Resté à la maison, a été un souci majeur qu’elle n’avait jamais envié. Rattachée à son travail,  Djéssira avait une seule et unique préoccupation, la réussite : « après ces 6 mois, je me suis dit que je ne pouvais plus rester dans le chômage. Donc, j’ai suivi une autre formation en  secrétariat bilingue pendant 3 ans. Ensuite, j’ai fait 3 mois de stage dans les secrétariats des directions de l’usine. Entre temps, j’ai eu des problèmes de vision et du coup, j’ai été conseillé par un doyen qui m’a demandé d’abandonner ce métier de secrétariat. C’est comme ça aussi je suis resté pendant 6 mois sans rien faire », témoigne-t-elle.

Malgré cette navette, l’amour de son métier qu’elle a tant aimé est resté sur son chemin. Aussi jalouse de l’autonomie à tel point qu’on ne puisse l’imaginer, il fallait revenir au bercail, c’est-à-dire, dans la menuiserie. Hélas, un problème de moyen qui pouvait lui permettre d’ouvrir son propre atelier s’est posé.
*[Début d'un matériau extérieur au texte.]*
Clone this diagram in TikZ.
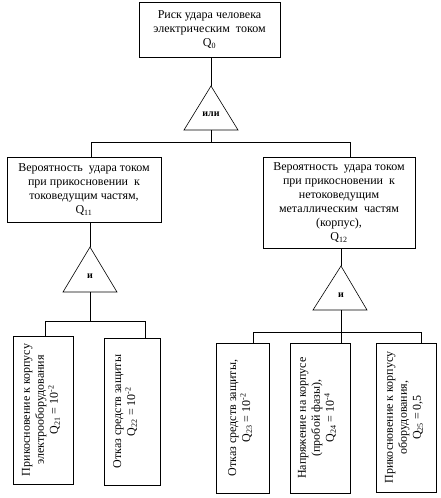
\documentclass[tikz,border=0pt]{standalone}
\usepackage{fontspec}
\setmainfont{Liberation Serif}
\begin{document}
\begin{tikzpicture}[x=1pt,y=-1pt,
 box/.style={draw, line width=0.6pt, inner sep=0pt, align=center, font=\fontsize{12}{14}\selectfont},
 vtext/.style={rotate=90, align=center, font=\fontsize{12}{14}\selectfont, inner sep=0pt},
 gate/.style={draw, line width=0.6pt},
 gatelabel/.style={font=\fontsize{10}{12}\selectfont\bfseries, inner sep=0pt},
 wire/.style={line width=0.6pt}]
\useasboundingbox (0,0) rectangle (440,498);
% top event
\node[box, minimum width=141, minimum height=55] (top) at (209.5,29.5) {Риск удара человека\\электрическим\ \ током\\Q\textsubscript{0}};
% OR gate
\coordinate (g0a) at (211,86);
\coordinate (g0l) at (184,130);
\coordinate (g0r) at (238,130);
\coordinate (g0b) at (211,130);
\draw[gate] (g0a) -- (g0l) -- (g0r) -- cycle;
\node[gatelabel] (g0t) at (211,114) {или};
% second level
\node[box, minimum width=154, minimum height=65] (left) at (84,189.5) {Вероятность\ \ удара током\\при прикосновении\ \ к\\токоведущим частям,\\Q\textsubscript{11}};
\node[box, minimum width=152, minimum height=91] (right) at (339,202.5) {Вероятность\ \ удара током\\при прикосновении\ \ к\\нетоковедущим\\металлическим\ \ частям\\(корпус),\\Q\textsubscript{12}};
% connectors top
\draw[wire] (top.south -| g0a) -- (g0a);
\coordinate (j0) at (211,142);
\coordinate (j0l) at (91,142);
\coordinate (j0r) at (350,142);
\draw[wire] (g0b) -- (j0);
\draw[wire] (j0l) -- (j0r);
\draw[wire] (j0l) -- (j0l |- left.north);
\draw[wire] (j0r) -- (j0r |- right.north);
% left AND gate
\coordinate (g1a) at (90,247);
\coordinate (g1l) at (63,292);
\coordinate (g1r) at (117,292);
\coordinate (g1b) at (90,292);
\draw[gate] (g1a) -- (g1l) -- (g1r) -- cycle;
\node[gatelabel] (g1t) at (90,276) {и};
\draw[wire] (left.south -| g1a) -- (g1a);
% right AND gate
\coordinate (g2a) at (341,266);
\coordinate (g2l) at (313,310);
\coordinate (g2r) at (367,310);
\coordinate (g2b) at (341,310);
\draw[gate] (g2a) -- (g2l) -- (g2r) -- cycle;
\node[gatelabel] (g2t) at (341,295) {и};
\draw[wire] (right.south -| g2a) -- (g2a);
% bottom boxes
\node[box, minimum width=60, minimum height=148] (b1) at (43,410) {};
\node[vtext] (t1) at (41,410) {Прикосновение к корпусу\\электрооборудования\\Q\textsubscript{21} = 10\textsuperscript{-2}};
\node[box, minimum width=56, minimum height=147] (b2) at (132,411.5) {};
\node[vtext] (t2) at (125,411.5) {Отказ средств защиты\\Q\textsubscript{22} = 10\textsuperscript{-2}};
\node[box, minimum width=53, minimum height=150] (b3) at (242.5,418) {};
\node[vtext] (t3) at (240,418) {Отказ средств защиты,\\Q\textsubscript{23} = 10\textsuperscript{-2}};
\node[box, minimum width=60, minimum height=150] (b4) at (320,418) {};
\node[vtext] (t4) at (317,418) {Напряжение на корпусе\\(пробой фазы),\\Q\textsubscript{24} = 10\textsuperscript{-4}};
\node[box, minimum width=60, minimum height=149] (b5) at (406,417.5) {};
\node[vtext] (t5) at (404,417.5) {Прикосновение к корпусу\\оборудования,\\Q\textsubscript{25} = 0,5};
% left branch
\coordinate (j1) at (90,321);
\coordinate (j1l) at (45,321);
\coordinate (j1r) at (145,321);
\draw[wire] (g1b) -- (j1);
\draw[wire] (j1l) -- (j1r);
\draw[wire] (j1l) -- (j1l |- b1.north);
\draw[wire] (j1r) -- (j1r |- b2.north);
% right branch
\coordinate (j2) at (341,332);
\coordinate (j2l) at (253,332);
\coordinate (j2r) at (421,332);
\draw[wire] (g2b) -- (j2);
\draw[wire] (j2l) -- (j2r);
\draw[wire] (j2l) -- (j2l |- b3.north);
\draw[wire] (j2) -- (j2 |- b4.north);
\draw[wire] (j2r) -- (j2r |- b5.north);
\end{tikzpicture}
\end{document}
La terre ne trahit jamais dit-on !

Afin d’avoir un fond de départ et rêver à un atelier, il a fallu qu’elle se confie à la terre «  j’ai décidé de faire la culture des oignons, ventre et économiser l’argent afin d’être autonome. Alors pendant un mois, j’ai vendu ces oignons dans les marchés de Fria. Et, c’est avec cet argent que j’ai acheté deux madriers pour recommencer avec mon travail de menuiserie car, ça me tenait à cœur et je ne voudrais pas demander de l’aide à quelqu’un », rappelle-t-elle et de poursuivre : « c’est comme ça j’ai fait mon atelier sous les immeubles de Fria. Là, je fabriquais des meubles, fauteuils et autres mais sous commande » précis-t-elle.

Venue à Conakry en 2012 après avoir perdu son mari, les charges des 4 enfants reviennent sur le dos de dame Djéssira. Alors pas de recule, elle a décidé de se mettre à la tâche dès son arrivée. Puisque dit-elle, ne gagnent que ceux qui luttent. La veuve Djéssira s’est approchée de ses amis menuisiers pour travailler. Le travail qu’elle pratiquait étant femme, était extraordinaire que celui des hommes. La suite, elle a été confrontée à la jalousie de ses paires.

«Ça ne plaisait pas aux hommes lorsque qu’on parlait de la qualité de mon travail aux gens. Il y avait certains qui faisaient des manœuvres pour que je quitte. Alors j’ai décidé d’ouvrir un atelier à mon propre compte que j’ai surnommé ‘’ Mandin Diaka réveille les femmes et les jeunes’’.  J’ai fait moi-même la charpente et sa construction m’a coûté plus de dix millions

‘’J’ai préféré évoluer sans apprentis jusque-là !’’

Torse bombé, les joues gonflées, cette cheffe d’atelier a un travail très énorme qu’elle fait sans apprentis jusqu’à ce jour. Ce manque d’apprentis à l’en croire, a bien une cause et toute simple : «  pour l’instant je n’amène pas d’apprentis sinon, les gens finiront par dire que tous ces lits, portes, armoires et autres, sont fabriqués par les hommes », affirme Djéssira, une façon de valoriser la capacité des femmes.

Passionnante, courageuse, autonome, persévérante, travailleuse, ce sont ces qualités qu’on peut attribuer à Djéssira Diabaté. Dans l’exercice de son métier, on peut noter le manque de matériels de travail comme difficultés. Mais,  la vente de ses meubles par commande, lui permet de se tenir debout.

Avant de mettre terme à l’échange quelle nous a accordé dans la plus grande aisance, Djéssira a lancé un appel aux bonnes volontés car, soucieuse de servir davantage son pays : « Au gouvernement et aux bonnes volontés, de venir en aide à cette pauvre dame qui n’a ni père, ni mère, ni frère et qui vit avec ses enfants. Aux jeunes filles et femmes, de faire la formation technique afin d’être autonome. Moi j’ai aimé la menuiserie et  je vais la pratiquée jusqu’au dernier jour, je sais que j’aurai mon chemin», encourage-t-elle.